Results and Comparison
The results of the non-real-time algorithm were extremely dependent on the format of the input and training data. When we trained the model to predict absolute values instead of the amount of change, the model output many extrema, to the point where entire notes would be skipped, and other notes would play together. Now, the results are subtle, but there’s more variation than the quantized file.
By using the non-real time feature correlation algorithm, velocity has a mean squared error around 4.4. The velocities are around 50-100, so the error is around 4% to 8%.
The real-time plugin uses linear regression; the pitch detuning algorithm has a RMSE value of 8.65 cents, the timing algorithm has a RMSE value of 0.072 seconds, and the velocity algorithm has a RMSE value of 9.12 (with the maximum being 127). We consider all of these values to be well within the reasonable range of values for each of these parameters, and our algorithm performs well!
Most importantly, our algorithm performs well audibly. To the well-trained ear, our plugin performs well.
For both the real-time plugin and the non-real-time algorithm, more data from different instruments and skill levels will improve the algorithms further.

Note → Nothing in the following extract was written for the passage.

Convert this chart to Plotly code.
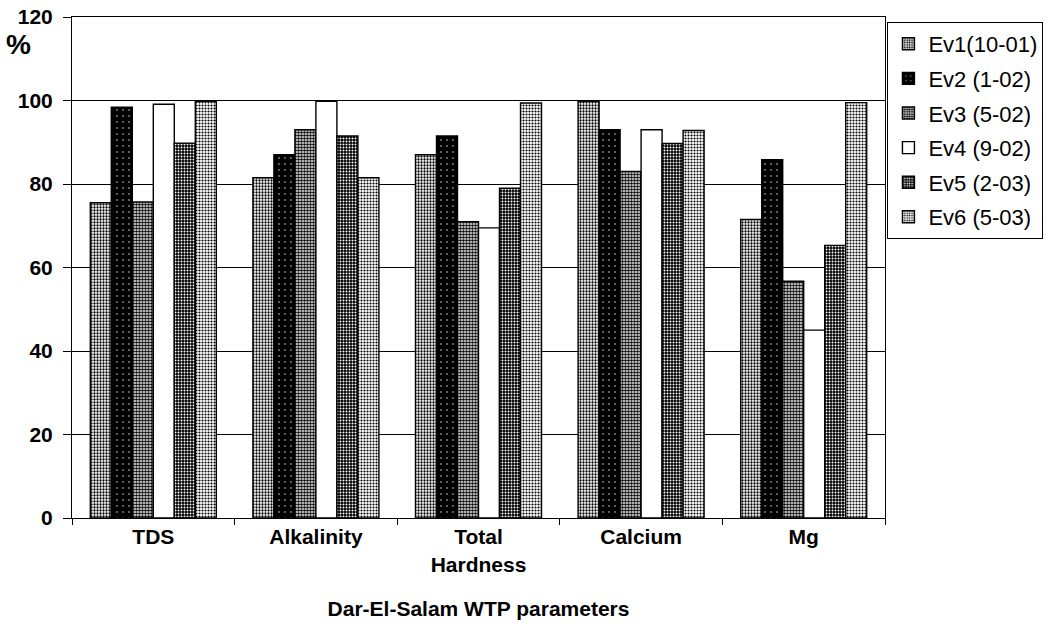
import plotly.graph_objects as go

# Parameters (categories) and removal percentages per evaluation run
categories = ["TDS", "Alkalinity", "Total<br>Hardness", "Calcium", "Mg"]
series_names = ["Ev1(10-01)", "Ev2 (1-02)", "Ev3 (5-02)", "Ev4 (9-02)", "Ev5 (2-03)", "Ev6 (5-03)"]

ev1 = [75.5, 81.5, 87.0, 99.8, 71.5]
ev2 = [98.4, 87.0, 91.5, 93.0, 85.8]
ev3 = [75.7, 93.0, 71.0, 83.0, 56.7]
ev4 = [99.1, 99.8, 69.5, 93.0, 45.0]
ev5 = [89.8, 91.5, 79.0, 89.7, 65.3]
ev6 = [99.8, 81.5, 99.4, 92.8, 99.5]

y_ticks = [0, 20, 40, 60, 80, 100, 120]

series_values = [ev1, ev2, ev3, ev4, ev5, ev6]

# Fill style for each run: (background, foreground dots, dot solidity)
styles = [
    dict(bgcolor="white", fgcolor="black", shape=".", size=3, solidity=0.45),
    dict(bgcolor="black", fgcolor="white", shape=".", size=6, solidity=0.04),
    dict(bgcolor="white", fgcolor="black", shape=".", size=3, solidity=0.6),
    None,
    dict(bgcolor="black", fgcolor="white", shape=".", size=3, solidity=0.35),
    dict(bgcolor="white", fgcolor="black", shape=".", size=3, solidity=0.38),
]

FONT = "Liberation Sans, Arial, sans-serif"

fig = go.Figure()
for i, (name, vals) in enumerate(zip(series_names, series_values)):
    st = styles[i]
    marker = dict(line=dict(color="black", width=1.4))
    if st is None:
        marker["color"] = "white"
    else:
        marker["color"] = st["bgcolor"]
        marker["pattern"] = dict(shape=st["shape"], fgcolor=st["fgcolor"], bgcolor=st["bgcolor"],
                                 size=st["size"], solidity=st["solidity"], fillmode="replace")
    fig.add_trace(go.Bar(x=categories, y=vals, name=name, marker=marker,
                         legendgroup=f"g{i}"))

fig.update_layout(
    width=1048, height=643,
    margin=dict(l=72, r=163, t=17, b=125, autoexpand=False),
    paper_bgcolor="white", plot_bgcolor="white",
    barmode="group", bargap=0.225, bargroupgap=0,
    font=dict(family=FONT, color="black"),
    legend=dict(x=1.003, y=0.99, xanchor="left", yanchor="top",
                bordercolor="black", borderwidth=1, bgcolor="white",
                font=dict(size=22, family=FONT, color="black"),
                tracegroupgap=3, itemwidth=30),
    showlegend=True,
)

fig.update_xaxes(
    type="category", tickson="boundaries", ticks="outside", ticklen=6,
    tickcolor="black", showline=True, linecolor="black", linewidth=1, mirror=True,
    tickfont=dict(size=21, weight="bold", family=FONT), automargin=False,
    title=dict(text="Dar-El-Salam WTP parameters", font=dict(size=21, weight="bold", family=FONT),
               standoff=26),
    showgrid=False,
)
fig.update_yaxes(
    range=[0, 120], tickvals=y_ticks, ticks="outside", ticklen=8, tickcolor="black",
    showline=True, linecolor="black", linewidth=1, mirror=True, automargin=False,
    showgrid=True, gridcolor="black", gridwidth=1, zeroline=False,
    tickfont=dict(size=21, weight="bold", family=FONT), ticklabelstandoff=6,
)

fig.add_annotation(text="%", xref="paper", yref="paper", x=-0.066, y=0.945,
                   xanchor="center", yanchor="middle", showarrow=False,
                   font=dict(size=28, weight="bold", family=FONT, color="black"))

fig.write_html("out.html")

Using the non-real time correlation has only one feature used for the prediction of the velocity. In the future, more features can be added after evaluation and research. At the same time, the linear regression model suppresses the very high and low velocities. In this case, a polynomial regression model may give a better performance.
The code can also be simplified and made more readable. We could also look into building a program to handle polyphonic pieces. Currently, the code can only handle one channel.